Amid soaring food prices, the Family Store is an oasis providing groceries at or below costs for those in need in the Jewish community.
Back in December 2008, Rabbi Yossi Kessler created The Family Store located on Courtrai avenue in Côte-des-Neiges. Kessler had the intent of helping lower-class Jewish residents obtain grocery items at a subsidized cost.
What started as a small pantry has grown into a well-oiled machine with volunteers bustling at 11 a.m. on Sunday afternoons.
TFS brings together volunteers from different cultural backgrounds. Volunteers can help on Sundays from 11 a.m. to 2 p.m. and Wednesdays from 5 to 9 p.m.
“One must qualify to be a member here. They must make below a certain income threshold or have a certain number of kids. What we sell here is all either at cost or slightly below. We are not giving it away for free,” said Joel Rashkovsky, a volunteer at TFS for almost nine years.
Volunteers flood the warehouse on Sundays and Wednesdays. They do various tasks such as placing labels on cardboard boxes and they grab carts to fill orders for customers.
Customers can place their orders online using the “digital pantry” including over 1,300 stock codes for each food item offered. Once the order is placed, the grocery items are listed the same way they are presented in the store, making the packing process more efficient.
On those two days, volunteers filled up their carts with an assortment of kosher groceries like matzo farfel, beef franks, and Gefen grape juice. In the back, the noise from the rumbling fridge full of two types of kosher chicken made its presence known.
As soon as the volunteers have finished shopping for the order, they pack the items in reusable cardboard boxes and a text message is sent saying “come pick up your order.” Their system is quick, efficient, and improves every year.
According to The Family Store’s website, last month, they had one of their biggest fundraisers ever. While the initial goal was $872,000 on Thursday Dec. 15, 2022, it was announced that they surpassed it and raised $913,172.

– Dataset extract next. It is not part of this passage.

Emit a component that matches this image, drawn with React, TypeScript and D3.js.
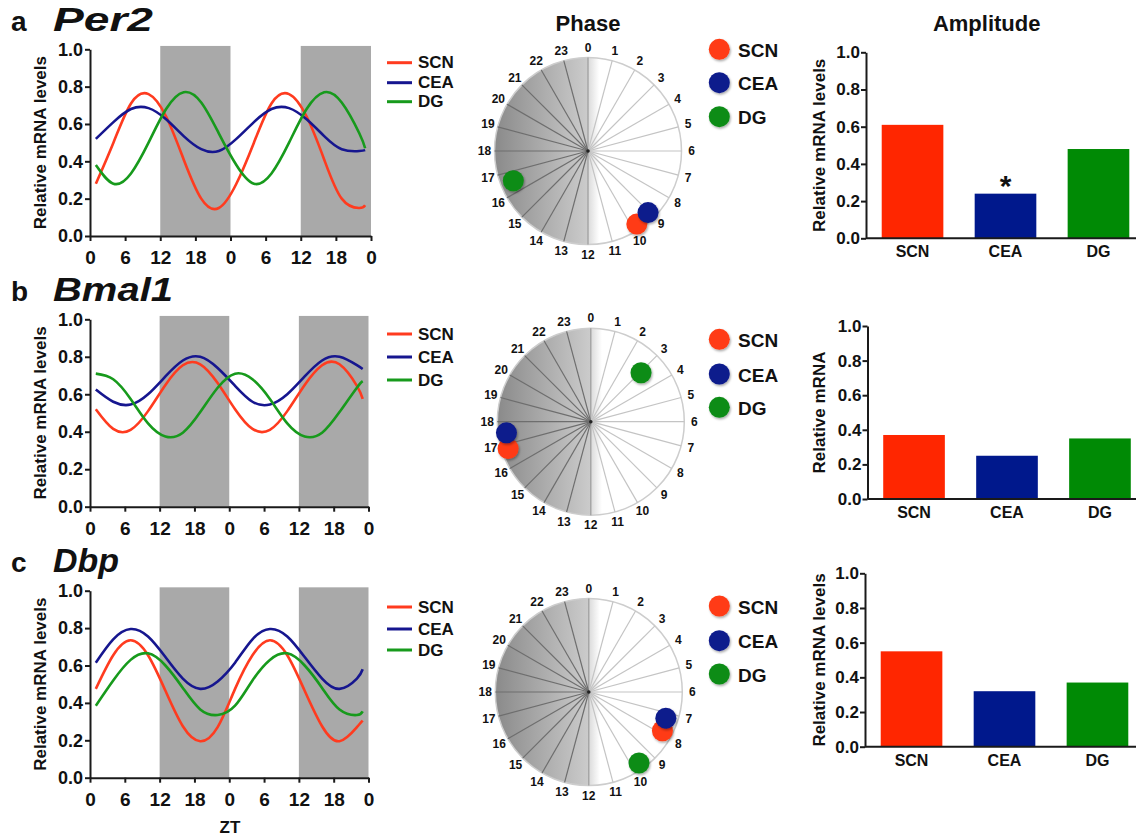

As volunteering becomes an even more vital part in education, many high schools such as Bialik High School have made volunteering a requirement.
“I’m doing a mitzvah [a good deed] while having a great time,” said Hailey Murad, a grade 9 student at Bialik High School.

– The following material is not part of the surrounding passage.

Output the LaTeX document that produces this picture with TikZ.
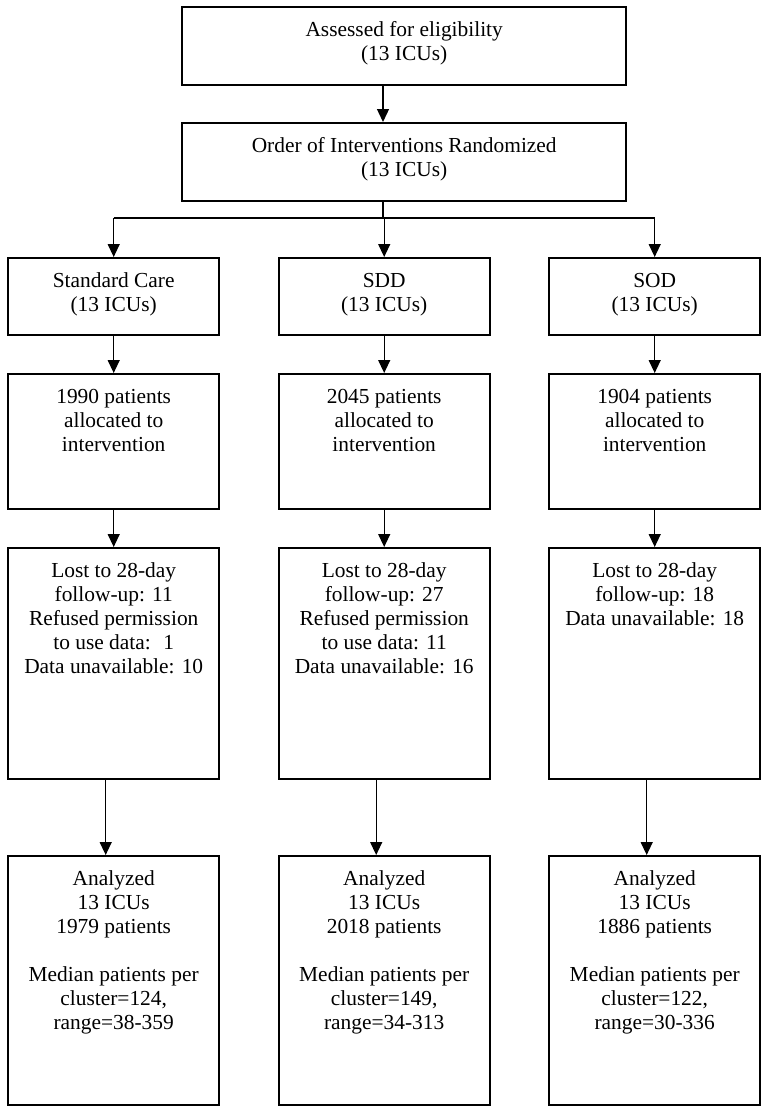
\documentclass[tikz,border=0pt]{standalone}
\usepackage{fontspec}
\setmainfont{Liberation Serif}
\usetikzlibrary{arrows.meta}
\newcommand{\boxtext}[3]{\parbox[c][#2pt][t]{#1pt}{\centering\rule{0pt}{29pt}#3}}
\tikzset{
  flowbox/.style={draw, line width=2.4pt, inner sep=0pt, anchor=north west,
    font=\fontsize{21.4}{24}\selectfont},
  conn/.style={line width=1.3pt, -{Triangle[length=13pt,width=12pt]}},
  plainline/.style={line width=1.3pt}
}
\begin{document}
\begin{tikzpicture}[x=1pt,y=-1pt]
\useasboundingbox (0,0) rectangle (762,1106);
% top boxes
\node[flowbox] (b1) at (181,6) {\boxtext{444}{78}{Assessed for eligibility\\(13 ICUs)}};
\node[flowbox] (b2) at (181,122) {\boxtext{444}{78}{Order of Interventions Randomized\\(13 ICUs)}};
% row 1
\node[flowbox] (r1a) at (7,257) {\boxtext{211}{77}{Standard Care\\(13 ICUs)}};
\node[flowbox] (r1b) at (277.5,257) {\boxtext{211}{77}{SDD\\(13 ICUs)}};
\node[flowbox] (r1c) at (548,257) {\boxtext{211}{77}{SOD\\(13 ICUs)}};
% row 2
\node[flowbox] (r2a) at (7,373) {\boxtext{211}{135}{1990 patients\\allocated to\\intervention}};
\node[flowbox] (r2b) at (277.5,373) {\boxtext{211}{135}{2045 patients\\allocated to\\intervention}};
\node[flowbox] (r2c) at (548,373) {\boxtext{211}{135}{1904 patients\\allocated to\\intervention}};
% row 3
\node[flowbox] (r3a) at (7,547) {\boxtext{211}{231}{Lost to 28-day\\follow-up: 11\\Refused permission\\to use data:~ 1\\Data unavailable: 10}};
\node[flowbox] (r3b) at (277.5,547) {\boxtext{211}{231}{Lost to 28-day\\follow-up: 27\\Refused permission\\to use data: 11\\Data unavailable: 16}};
\node[flowbox] (r3c) at (548,547) {\boxtext{211}{231}{Lost to 28-day\\follow-up: 18\\Data unavailable: 18}};
% row 4
\node[flowbox] (r4a) at (7,855) {\boxtext{211}{249}{Analyzed\\13 ICUs\\1979 patients\\[24pt]Median patients per\\cluster=124,\\range=38-359}};
\node[flowbox] (r4b) at (277.5,855) {\boxtext{211}{249}{Analyzed\\13 ICUs\\2018 patients\\[24pt]Median patients per\\cluster=149,\\range=34-313}};
\node[flowbox] (r4c) at (548,855) {\boxtext{211}{249}{Analyzed\\13 ICUs\\1886 patients\\[24pt]Median patients per\\cluster=122,\\range=30-336}};
% connectors
\coordinate (split) at (383,218);
\draw[conn] (b1.south -| split) -- (b2.north -| split);
\draw[plainline] (b2.south -| split) -- (split);
\draw[plainline] (r1a.north |- split) -- (r1c.north |- split);
\draw[conn] (r1a.north |- split) -- (r1a.north);
\draw[conn] (r1b.north |- split) -- (r1b.north);
\draw[conn] (r1c.north |- split) -- (r1c.north);
\foreach \c in {a,b,c}{
  \draw[conn] (r1\c.south) -- (r2\c.north);
  \draw[conn] (r2\c.south) -- (r3\c.north);
  \draw[conn] ([xshift=-8pt]r3\c.south) -- ([xshift=-8pt]r4\c.north);
}
\end{tikzpicture}
\end{document}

“When I first started, I didn’t realize how many people in our community need basics like food. This experience has taught me to be grateful for what I have and thoughtful for those in need.”
“Volunteering with cousins and friends makes it even more enjoyable,” said Charlotte Stermer, another grade 9 student at Bialik.
“On Sundays we have a lot of high school students who come and want to get their hours done,” said Michelle Moryoussef, another volunteer at The Family Store. Many student groups from universities like McGill help as well.
Founder of TFS Rabbi Kessler exclaimed that over the past two years with COVID and inflation, “the prices were unbelievably high and far from what people could afford. These people are working very hard to make a living, and we decided that we had to do something to help these people,” he added.